Galaxies were surprisingly dusty in the early Universe, with more than half of the light emitted from stars being absorbed by dust within the system and re-radiated into far infrared (FIR, ~50-150micron) wavelengths. Dusty star forming galaxies (DSFGs) dominate the co-moving star formation rate density of the Universe that peaks around redshift, z~2, making it compelling to study them in rest frame FIR bands. From galaxies at z>1, the FIR line emission from abundant ions like O++, C+ and N+, are redshifted into the short sub-mm telluric windows. My thesis work is based on upgrading and deploying the 2nd generation z (Redshift) and Early Universe Spectrometer (ZEUS-2), a long-slit, echelle grating spectrometer optimized to study broad (dv = 300 km/s) spectral lines from galaxies in the 200-650 micron telluric windows using TES bolometers. These far-IR lines being extinction free and major coolants of the gas heated by (young) massive stars, are powerful probes of the physical conditions of the gas and the stellar radiation field. I present results from our observations of the [OIII] 88 micron line in galaxies at redshift, z~3-4, with ZEUS-2 at the Atacama Pathfinder Experiment (APEX) Telescope.
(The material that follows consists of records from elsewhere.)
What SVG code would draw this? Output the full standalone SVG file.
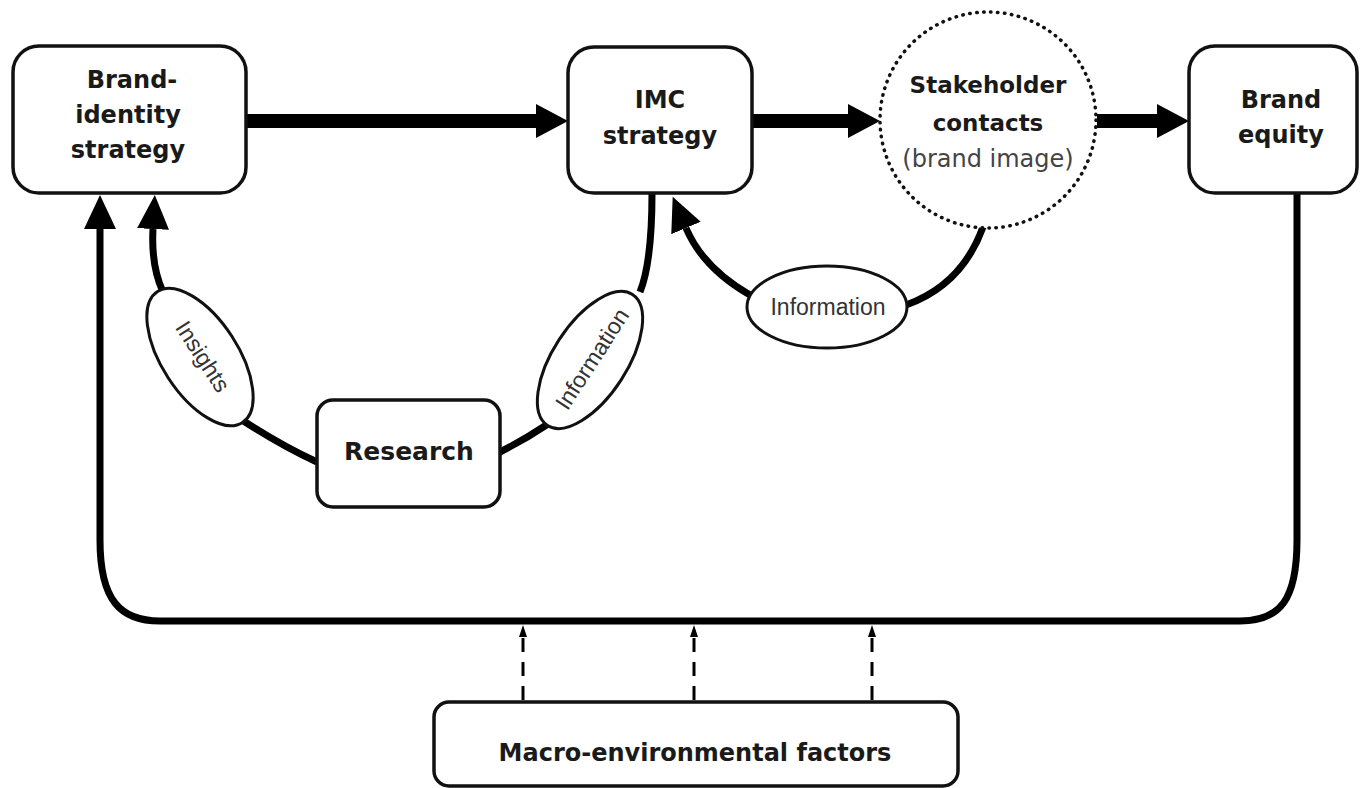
<svg xmlns="http://www.w3.org/2000/svg" width="1360" height="788" viewBox="0 0 1360 788">
<style>
.box{fill:#fff;stroke:#111;stroke-width:3.5}
.ell{fill:#fff;stroke:#111;stroke-width:3}
.t{font-family:"DejaVu Sans",Verdana,sans-serif;font-weight:bold;fill:#1a1a1a;text-anchor:middle}
.n{font-family:"Liberation Sans",Arial,sans-serif;fill:#333;text-anchor:middle}
.thick{stroke:#000;stroke-width:14;fill:none}
.loop{stroke:#000;stroke-width:7;fill:none}
.dash{stroke:#000;stroke-width:3;fill:none;stroke-dasharray:14 10}
</style>
<defs>
<marker id="bigHead" markerUnits="userSpaceOnUse" viewBox="0 -17 32 34" refX="0" refY="0" markerWidth="32" markerHeight="34" orient="auto">
<path d="M0,-17 L32,0 L0,17 z" fill="#000"/>
</marker>
<marker id="head" markerUnits="userSpaceOnUse" viewBox="0 -16 34 32" refX="0" refY="0" markerWidth="34" markerHeight="32" orient="auto">
<path d="M0,-16 L34,0 L0,16 z" fill="#000"/>
</marker>
<marker id="small" markerUnits="userSpaceOnUse" viewBox="0 -5 12 10" refX="0" refY="0" markerWidth="12" markerHeight="10" orient="auto">
<path d="M0,-4 L12,0 L0,4 z" fill="#000"/>
</marker>
</defs>

<g id="connectors">
<path class="thick" d="M246,121 H536" marker-end="url(#bigHead)"/>
<path class="thick" d="M752,121 H848" marker-end="url(#bigHead)"/>
<path class="thick" d="M1097,121 H1157" marker-end="url(#bigHead)"/>
<path class="loop" d="M1297,193 V540 C1297,600 1280,621 1240,621 H160 C120,621 100,600 100,540 V229" marker-end="url(#head)"/>
<path class="loop" d="M317,462 Q282,446 242,420"/>
<path class="loop" d="M163,292 Q151,266 153,229" marker-end="url(#head)"/>
<path class="loop" d="M500,452 Q524,440 548,424"/>
<path class="loop" d="M640,292 Q652,262 652,193"/>
<path class="loop" d="M983,227 Q962,285 906,305"/>
<path class="loop" d="M750,295 Q703,268 686,228" marker-end="url(#head)"/>
<path class="dash" d="M523,700 V637" marker-end="url(#small)"/>
<path class="dash" d="M694,700 V637" marker-end="url(#small)"/>
<path class="dash" d="M872,700 V637" marker-end="url(#small)"/>
</g>

<g id="brand-identity">
<rect class="box" x="13" y="46" width="233" height="147" rx="26"/>
<text class="t" font-size="24" x="132" y="88">Brand-</text>
<text class="t" font-size="24" x="128" y="123">identity</text>
<text class="t" font-size="24" x="128" y="158">strategy</text>
</g>

<g id="imc">
<rect class="box" x="568" y="47" width="184" height="146" rx="26"/>
<text class="t" font-size="24" x="660" y="108">IMC</text>
<text class="t" font-size="24" x="660" y="144">strategy</text>
</g>

<g id="stakeholder">
<circle cx="988" cy="120" r="108" fill="#fff" stroke="#111" stroke-width="3.5" stroke-dasharray="0.5 6.5" stroke-linecap="round"/>
<text class="t" font-size="23" x="988" y="93">Stakeholder</text>
<text class="t" font-size="23" x="988" y="131">contacts</text>
<text font-family="DejaVu Sans,Verdana,sans-serif" font-size="24" fill="#444" text-anchor="middle" x="988" y="167">(brand image)</text>
</g>

<g id="brand-equity">
<rect class="box" x="1189" y="46" width="168" height="147" rx="26"/>
<text class="t" font-size="24" x="1281" y="108">Brand</text>
<text class="t" font-size="24" x="1281" y="143">equity</text>
</g>

<g id="research">
<rect class="box" x="317" y="400" width="183" height="107" rx="16"/>
<text class="t" font-size="25" x="409" y="460">Research</text>
</g>

<g id="insights">
<ellipse class="ell" cx="200" cy="357" rx="78" ry="38" transform="rotate(57 200 357)"/>
<text class="n" font-size="23" transform="translate(202 357) rotate(57)" y="7">Insights</text>
</g>

<g id="information-research">
<ellipse class="ell" cx="590" cy="360" rx="78" ry="37" transform="rotate(-57 590 360)"/>
<text class="n" font-size="23" transform="translate(592 359) rotate(-57)" y="8">Information</text>
</g>

<g id="information-stakeholder">
<ellipse class="ell" cx="827" cy="307" rx="80" ry="41"/>
<text class="n" font-size="23" x="828" y="315">Information</text>
</g>

<g id="macro">
<rect class="box" x="434" y="702" width="524" height="84" rx="15"/>
<text class="t" font-size="24" x="695" y="761">Macro-environmental  factors</text>
</g>
</svg>
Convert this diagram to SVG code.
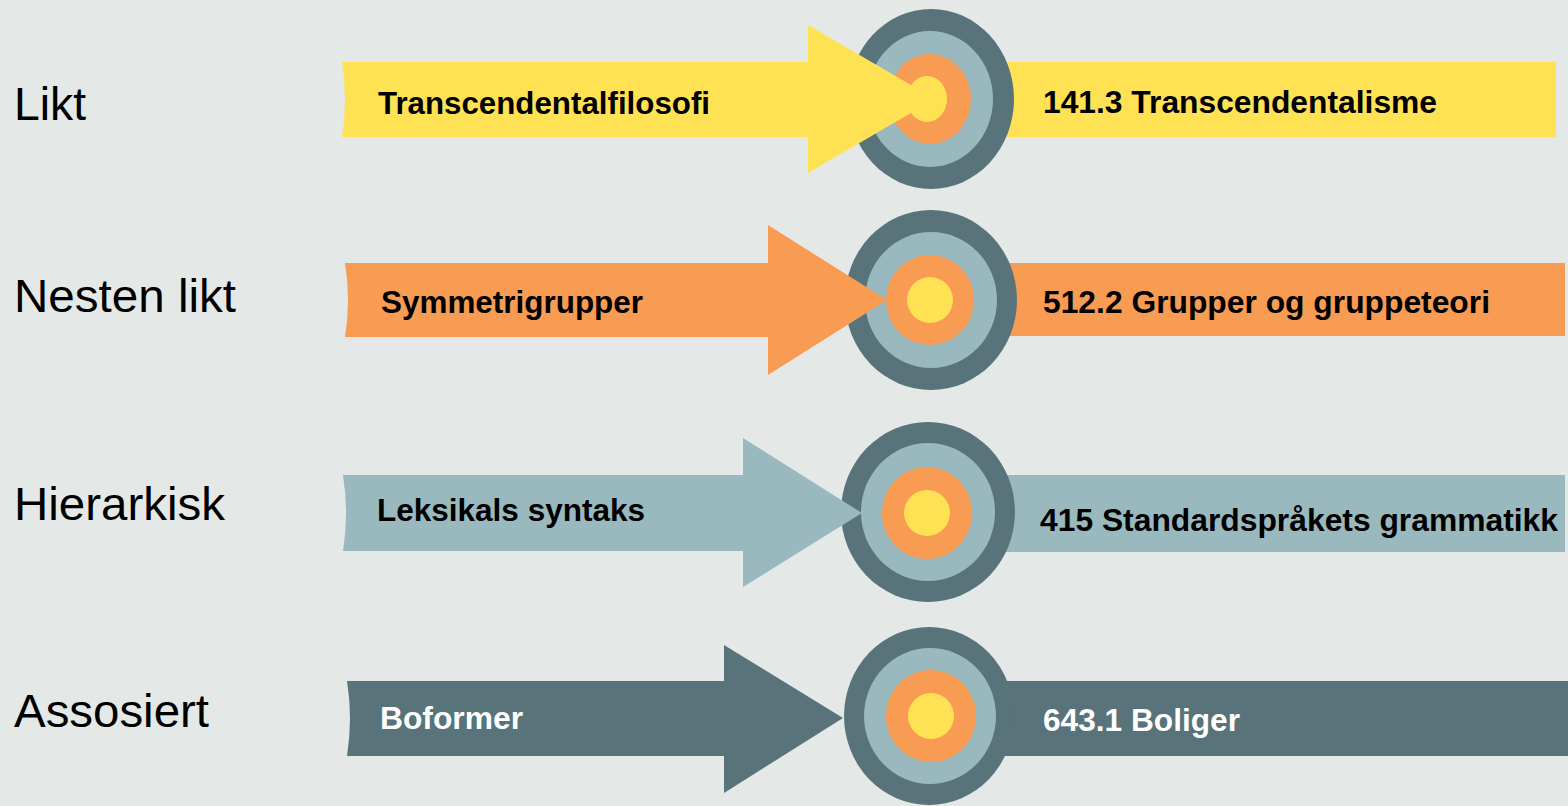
<svg xmlns="http://www.w3.org/2000/svg" width="1568" height="806" viewBox="0 0 1568 806">
<style>
.bg{fill:#E4E9E8}
.y{fill:#FFE254}
.o{fill:#F89B53}
.l{fill:#99B9BF}
.d{fill:#587379}
.cat{font-family:"Liberation Sans",Arial,sans-serif;font-size:46px;fill:#000}
.lab{font-family:"Liberation Sans",Arial,sans-serif;font-size:31px;font-weight:bold;fill:#000}
.labw{font-family:"Liberation Sans",Arial,sans-serif;font-size:31px;font-weight:bold;fill:#fff}
</style>
<rect class="bg" x="0" y="0" width="1568" height="806"/>

<g id="categories">
<text class="cat" x="14" y="120" textLength="72" lengthAdjust="spacingAndGlyphs">Likt</text>
<text class="cat" x="14" y="312" textLength="222" lengthAdjust="spacingAndGlyphs">Nesten likt</text>
<text class="cat" x="14" y="520" textLength="211" lengthAdjust="spacingAndGlyphs">Hierarkisk</text>
<text class="cat" x="14" y="727" textLength="195" lengthAdjust="spacingAndGlyphs">Assosiert</text>
</g>

<!-- right-hand target bands -->
<g id="target-141-3">
<rect class="y" x="930" y="62" width="626" height="75"/>
<text class="lab" x="1043" y="113" textLength="394" lengthAdjust="spacingAndGlyphs">141.3 Transcendentalisme</text>
</g>
<g id="target-512-2">
<rect class="o" x="930" y="263" width="635" height="73"/>
<text class="lab" x="1043" y="313" textLength="447" lengthAdjust="spacingAndGlyphs">512.2 Grupper og gruppeteori</text>
</g>
<g id="target-415">
<rect class="l" x="930" y="475" width="635" height="77"/>
<text class="lab" x="1040" y="531" textLength="518" lengthAdjust="spacingAndGlyphs">415 Standardspråkets grammatikk</text>
</g>
<g id="target-643-1">
<rect class="d" x="930" y="681" width="638" height="75"/>
<text class="labw" x="1043" y="731" textLength="197" lengthAdjust="spacingAndGlyphs">643.1 Boliger</text>
</g>

<!-- bullseyes -->
<g id="bullseye-1">
<ellipse class="d" cx="931" cy="99" rx="83" ry="90"/>
<ellipse class="l" cx="930" cy="99" rx="63" ry="68"/>
<ellipse class="o" cx="930" cy="99" rx="41" ry="45"/>
<ellipse class="y" cx="927" cy="99" rx="20" ry="23"/>
</g>
<g id="bullseye-2">
<ellipse class="d" cx="931" cy="300" rx="86" ry="90"/>
<ellipse class="l" cx="931" cy="300" rx="66" ry="68"/>
<ellipse class="o" cx="930" cy="300" rx="44" ry="45"/>
<ellipse class="y" cx="930" cy="300" rx="23" ry="23"/>
</g>
<g id="bullseye-3">
<ellipse class="d" cx="928" cy="512" rx="87" ry="90"/>
<ellipse class="l" cx="928" cy="512" rx="67" ry="69"/>
<ellipse class="o" cx="927" cy="513" rx="45" ry="46"/>
<ellipse class="y" cx="927" cy="513" rx="23" ry="23"/>
</g>
<g id="bullseye-4">
<ellipse class="d" cx="929" cy="716" rx="85" ry="89"/>
<ellipse class="l" cx="930" cy="716" rx="66" ry="68"/>
<ellipse class="o" cx="931" cy="716" rx="45" ry="46"/>
<ellipse class="y" cx="931" cy="716" rx="23" ry="23"/>
</g>

<!-- arrows -->
<g id="connectors">
<path class="y" d="M342,62 L808,62 L808,25 L935,99 L808,173 L808,137 L342,137 Q348,99.5 342,62 Z"/>
<path class="o" d="M345,263 L768,263 L768,225 L887,300 L768,375 L768,337 L345,337 Q351,300 345,263 Z"/>
<path class="l" d="M343,475 L743,475 L743,438 L862,513 L743,587 L743,551 L343,551 Q349,513 343,475 Z"/>
<path class="d" d="M347,681 L724,681 L724,645 L843,718 L724,793 L724,756 L347,756 Q353,718 347,681 Z"/>
</g>

<g id="source-transcendentalfilosofi">
<text class="lab" x="378" y="114" textLength="332" lengthAdjust="spacingAndGlyphs">Transcendentalfilosofi</text>
</g>
<g id="source-symmetrigrupper">
<text class="lab" x="381" y="313" textLength="262" lengthAdjust="spacingAndGlyphs">Symmetrigrupper</text>
</g>
<g id="source-leksikals-syntaks">
<text class="lab" x="377" y="521" textLength="268" lengthAdjust="spacingAndGlyphs">Leksikals syntaks</text>
</g>
<g id="source-boformer">
<text class="labw" x="380" y="729" textLength="143" lengthAdjust="spacingAndGlyphs">Boformer</text>
</g>
</svg>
To interpret our observations along with ancillary data from optical to radio facilities, we apply photoionization models for HII regions and Photo Dissociation Region (PDR) models and confirm that the galaxies host substantial ongoing obscured star formation. The presence of doubly ionized oxygen suggests hard radiation fields and often elevated ionization parameters that can only be accounted for by a population of massive stars formed during the ongoing starburst, that contribute a large fraction of the infrared luminosity. This work highlights the use of FIR line emission to trace the assembly of current day massive galaxies, details of their stellar populations and physical conditions of the interstellar medium undergoing rapid star-formation activity.